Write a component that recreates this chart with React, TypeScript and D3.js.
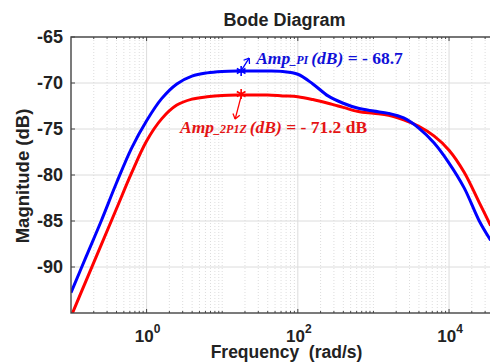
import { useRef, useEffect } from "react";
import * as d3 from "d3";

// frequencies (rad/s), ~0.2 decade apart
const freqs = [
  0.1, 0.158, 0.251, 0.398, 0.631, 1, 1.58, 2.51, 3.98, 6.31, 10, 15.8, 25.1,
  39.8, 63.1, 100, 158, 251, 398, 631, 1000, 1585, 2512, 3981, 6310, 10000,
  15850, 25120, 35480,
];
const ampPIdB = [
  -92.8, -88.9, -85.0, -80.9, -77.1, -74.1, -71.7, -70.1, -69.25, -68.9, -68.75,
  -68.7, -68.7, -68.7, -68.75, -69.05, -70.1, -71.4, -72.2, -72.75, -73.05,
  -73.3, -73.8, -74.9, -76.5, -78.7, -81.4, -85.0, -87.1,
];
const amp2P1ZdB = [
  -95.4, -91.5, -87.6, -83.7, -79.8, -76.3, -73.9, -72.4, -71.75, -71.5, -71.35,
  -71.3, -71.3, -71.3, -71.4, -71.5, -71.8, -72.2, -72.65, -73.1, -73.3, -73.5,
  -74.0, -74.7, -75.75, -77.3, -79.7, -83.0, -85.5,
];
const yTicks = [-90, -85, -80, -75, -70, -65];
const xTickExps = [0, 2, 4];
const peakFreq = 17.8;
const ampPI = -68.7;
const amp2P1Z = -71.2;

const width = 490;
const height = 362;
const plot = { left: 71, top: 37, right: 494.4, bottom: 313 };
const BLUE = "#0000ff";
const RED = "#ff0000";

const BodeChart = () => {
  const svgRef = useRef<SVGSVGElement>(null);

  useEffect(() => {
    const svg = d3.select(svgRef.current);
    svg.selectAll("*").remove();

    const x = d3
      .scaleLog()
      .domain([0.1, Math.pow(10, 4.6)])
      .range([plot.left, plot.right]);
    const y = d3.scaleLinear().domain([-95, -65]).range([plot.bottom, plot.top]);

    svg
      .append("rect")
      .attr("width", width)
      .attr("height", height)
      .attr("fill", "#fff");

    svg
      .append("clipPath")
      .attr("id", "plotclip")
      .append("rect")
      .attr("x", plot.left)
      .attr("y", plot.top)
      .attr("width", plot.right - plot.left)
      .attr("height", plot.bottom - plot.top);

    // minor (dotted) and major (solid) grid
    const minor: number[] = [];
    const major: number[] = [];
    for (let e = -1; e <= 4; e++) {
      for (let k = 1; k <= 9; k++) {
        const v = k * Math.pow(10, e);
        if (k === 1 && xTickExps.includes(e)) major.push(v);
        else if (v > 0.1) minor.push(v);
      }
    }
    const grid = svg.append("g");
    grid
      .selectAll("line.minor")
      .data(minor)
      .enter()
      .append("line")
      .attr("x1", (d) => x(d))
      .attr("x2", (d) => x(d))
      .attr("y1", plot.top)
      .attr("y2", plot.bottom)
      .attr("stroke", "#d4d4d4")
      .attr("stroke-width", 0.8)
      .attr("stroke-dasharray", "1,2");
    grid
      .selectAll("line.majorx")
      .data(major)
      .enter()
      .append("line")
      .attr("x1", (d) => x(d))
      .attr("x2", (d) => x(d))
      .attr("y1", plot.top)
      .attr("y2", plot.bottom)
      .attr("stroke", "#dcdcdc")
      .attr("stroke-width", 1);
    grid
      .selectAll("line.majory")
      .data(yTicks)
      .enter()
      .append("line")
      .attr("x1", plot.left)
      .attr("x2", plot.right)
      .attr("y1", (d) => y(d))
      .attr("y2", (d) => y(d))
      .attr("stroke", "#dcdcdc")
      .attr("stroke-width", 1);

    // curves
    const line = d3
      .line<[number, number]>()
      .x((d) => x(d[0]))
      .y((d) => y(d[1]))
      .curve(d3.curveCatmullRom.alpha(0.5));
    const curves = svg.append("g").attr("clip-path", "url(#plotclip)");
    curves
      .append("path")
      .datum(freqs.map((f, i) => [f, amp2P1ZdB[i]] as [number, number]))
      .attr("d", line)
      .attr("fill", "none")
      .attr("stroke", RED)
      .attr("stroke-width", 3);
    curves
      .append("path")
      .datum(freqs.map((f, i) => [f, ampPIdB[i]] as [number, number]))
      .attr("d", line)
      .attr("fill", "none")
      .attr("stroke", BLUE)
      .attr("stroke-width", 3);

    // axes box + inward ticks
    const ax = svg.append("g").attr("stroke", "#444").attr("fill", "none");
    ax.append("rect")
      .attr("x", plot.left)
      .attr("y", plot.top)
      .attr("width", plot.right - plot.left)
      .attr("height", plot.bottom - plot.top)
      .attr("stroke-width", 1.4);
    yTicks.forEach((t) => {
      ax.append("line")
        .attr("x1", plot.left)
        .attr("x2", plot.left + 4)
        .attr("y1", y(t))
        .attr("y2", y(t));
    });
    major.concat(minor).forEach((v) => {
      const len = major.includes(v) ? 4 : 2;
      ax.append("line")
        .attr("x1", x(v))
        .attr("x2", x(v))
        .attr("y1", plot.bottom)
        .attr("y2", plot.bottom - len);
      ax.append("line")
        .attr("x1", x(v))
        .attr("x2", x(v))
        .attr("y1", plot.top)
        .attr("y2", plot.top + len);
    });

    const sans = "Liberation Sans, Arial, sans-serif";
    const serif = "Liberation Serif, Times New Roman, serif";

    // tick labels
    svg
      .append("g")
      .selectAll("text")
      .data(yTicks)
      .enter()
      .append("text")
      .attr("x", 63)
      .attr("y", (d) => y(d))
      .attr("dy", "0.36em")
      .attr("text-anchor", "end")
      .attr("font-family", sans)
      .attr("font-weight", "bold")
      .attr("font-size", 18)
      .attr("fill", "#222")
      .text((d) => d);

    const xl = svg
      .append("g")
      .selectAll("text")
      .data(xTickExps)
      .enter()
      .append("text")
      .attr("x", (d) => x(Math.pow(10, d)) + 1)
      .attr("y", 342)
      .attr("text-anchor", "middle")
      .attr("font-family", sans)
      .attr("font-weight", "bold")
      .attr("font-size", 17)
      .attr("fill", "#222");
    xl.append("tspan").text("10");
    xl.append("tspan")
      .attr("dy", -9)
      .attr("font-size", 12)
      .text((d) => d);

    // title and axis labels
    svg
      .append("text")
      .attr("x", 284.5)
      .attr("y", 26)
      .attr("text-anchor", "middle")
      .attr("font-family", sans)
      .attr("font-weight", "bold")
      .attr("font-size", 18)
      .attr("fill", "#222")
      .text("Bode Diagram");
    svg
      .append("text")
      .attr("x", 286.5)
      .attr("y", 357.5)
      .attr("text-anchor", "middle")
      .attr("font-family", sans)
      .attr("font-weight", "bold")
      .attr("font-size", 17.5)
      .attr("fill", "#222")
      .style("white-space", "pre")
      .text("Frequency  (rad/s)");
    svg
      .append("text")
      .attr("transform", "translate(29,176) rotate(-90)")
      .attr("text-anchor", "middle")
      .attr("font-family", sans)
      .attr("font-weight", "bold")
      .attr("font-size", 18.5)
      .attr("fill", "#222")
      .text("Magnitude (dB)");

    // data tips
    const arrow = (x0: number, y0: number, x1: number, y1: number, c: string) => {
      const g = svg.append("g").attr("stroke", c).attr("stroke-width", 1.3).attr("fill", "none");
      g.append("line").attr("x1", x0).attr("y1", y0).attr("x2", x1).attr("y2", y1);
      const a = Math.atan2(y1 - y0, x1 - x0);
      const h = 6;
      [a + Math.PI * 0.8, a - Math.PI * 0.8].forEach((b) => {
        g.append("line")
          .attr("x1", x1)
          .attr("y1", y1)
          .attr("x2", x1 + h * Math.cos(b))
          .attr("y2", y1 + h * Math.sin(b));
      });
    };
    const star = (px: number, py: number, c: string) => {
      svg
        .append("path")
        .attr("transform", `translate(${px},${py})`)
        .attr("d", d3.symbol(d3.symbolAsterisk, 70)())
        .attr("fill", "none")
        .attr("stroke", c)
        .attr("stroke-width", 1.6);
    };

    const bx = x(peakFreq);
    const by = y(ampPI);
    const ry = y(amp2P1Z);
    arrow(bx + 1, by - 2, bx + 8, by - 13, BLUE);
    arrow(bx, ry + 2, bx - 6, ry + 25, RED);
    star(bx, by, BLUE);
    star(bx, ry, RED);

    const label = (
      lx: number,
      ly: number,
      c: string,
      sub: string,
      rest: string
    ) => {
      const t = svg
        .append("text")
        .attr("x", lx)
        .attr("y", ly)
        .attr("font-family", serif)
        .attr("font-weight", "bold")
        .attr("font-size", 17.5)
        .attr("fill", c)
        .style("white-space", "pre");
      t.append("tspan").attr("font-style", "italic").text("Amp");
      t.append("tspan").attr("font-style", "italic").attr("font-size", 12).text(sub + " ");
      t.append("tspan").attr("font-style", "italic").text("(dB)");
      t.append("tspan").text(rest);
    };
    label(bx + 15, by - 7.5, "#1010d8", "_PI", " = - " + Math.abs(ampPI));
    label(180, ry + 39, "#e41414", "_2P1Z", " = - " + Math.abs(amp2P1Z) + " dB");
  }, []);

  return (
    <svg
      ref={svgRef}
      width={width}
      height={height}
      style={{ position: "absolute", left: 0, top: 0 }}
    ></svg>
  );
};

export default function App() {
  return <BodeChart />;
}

*INSTRUCTION*
Write out an exact copy of the listing, first line through the line containing "import * as", with the pictures left out.

*SOLVED PROBLEM*
Write a component that recreates this chart with React, TypeScript and D3.js.
import { useRef, useEffect } from "react";
import * as d3 from "d3";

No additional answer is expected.